Up to 1% Off Mortgage Rates If You Bring Money to the Bank

In 2023, Chase was the third largest mortgage originator in the country, per HMDA data. And the largest depository issuer of home loans.

They were only beaten out by two nonbanks, United Wholesale Mortgage and Rocket Mortgage.

Their acquisition of troubled First Republic has only made them bigger, and put an even stronger emphasis on jumbo loan lending at the bank.

In essence, they are carrying on some of the same principles, though likely with added guardrails to avoid the same fate.

One of those practices is offering mortgage rate discounts to their wealthiest customers, namely those willing to park lots of money at the bank.

The NYC-based bank’s so-called “Relationship Pricing Program” offers mortgage rate discounts ranging from 0.125% and 1% based on new and existing balances at the bank.

These apply whether you’re buying a home or refinancing an existing mortgage.

As seen in the chart, those who can muster $37,500 in new money or investments can receive a 0.125% rate discount.

While that’s nothing big, customers who are able to bring in $300,000 in new money or investments can get a full 1.00% discount on their interest rate.

For example, if the offered mortgage rate were 6.5%, they could give you a rate of 5.5%. And that could be hard to beat by outside lenders.

On a large loan amount, we’re talking about some significant savings.

Using a $1,500,000 loan amount, the difference would be roughly $965 per month. Or $11,580 annually.

They also offer a rate discount of up to 0.25% for existing balances at the bank (0.125% for $500k-$999k, 0.25% for $1M+).

How the Relationship Pricing Program Works

To receive the interest rate discount, new money must be deposited in the customer’s Chase account at least 10 calendar days prior to the scheduled mortgage closing date.

Note that certain accounts don’t qualify, including business, deferred compensation, student, custodial, 529b college savings, donor-advised funds, select retirement accounts, and non-vested RSUs.

So make sure the new funds will actually count toward the discount.

Customers will be underwritten via the actual note rate before the discount, per Inside Mortgage Finance.

In other words, it doesn’t appear that you can qualify at the lower rate, assuming you needed to.

And note that funds that settle in a customer’s deposit and/or investment accounts 14 calendar days or more prior to the completion of a mortgage application aren’t eligible for the new money discount.

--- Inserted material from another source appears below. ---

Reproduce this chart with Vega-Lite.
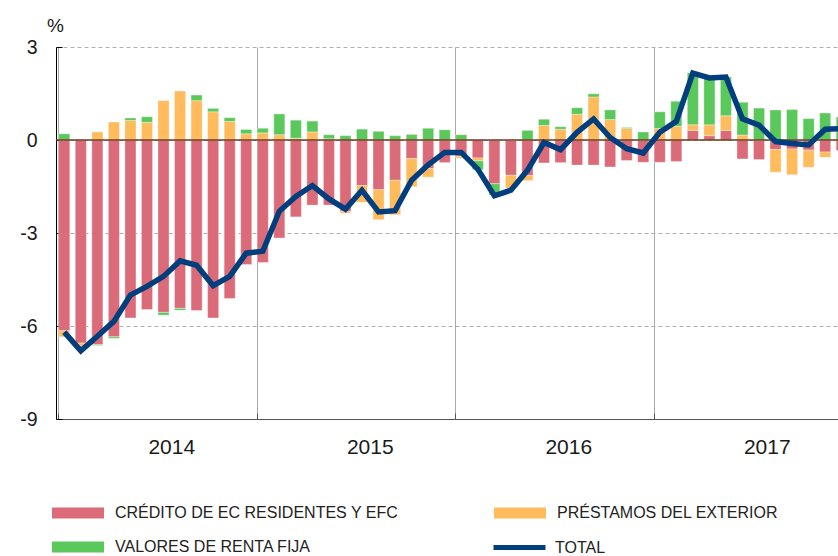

It’s also possible to receive a post-close rate discount if funds are received and settled within 30 days of loan closing.

But it might be lower than discounts available prior to closing, and the customer must sign a rate change modification.

These customers will also not receive a refund of any interest already paid prior to the rate change taking effect.

And while new and existing balance discounts can be combined, the total rate discount can’t exceed 1%.

Lastly, for adjustable-rate mortgages, the rate discount will apply during the initial rate period only.

For example, the first five years on a 5/6 ARM, or first seven years on a 7/6 ARM.

Good Deal or Not?

As with any of these types of deals, you need to compare what you could receive elsewhere.

I always look at the all-in cost of the mortgage. That includes both closing costs and the interest rate received.

A discount means nothing if another bank or lender can offer a lower mortgage rate with fewer closing costs.

For example, 1% off a rate of 7% is 6%. If another lender can give me 5.875%, who cares if it’s 1% off?

And how much do I need to pay to get that interest rate? Points, origination fees, etc.?

So take the time to compare offers, and also consider how much your money is expected to earn while parked in a Chase account.

There’s opportunity cost to consider here as well, which can cloud the comparison when expected returns aren’t guaranteed.

But if Chase is blowing the competition out of the water, then it might be a no-brainer and further reason to use them versus another mortgage company.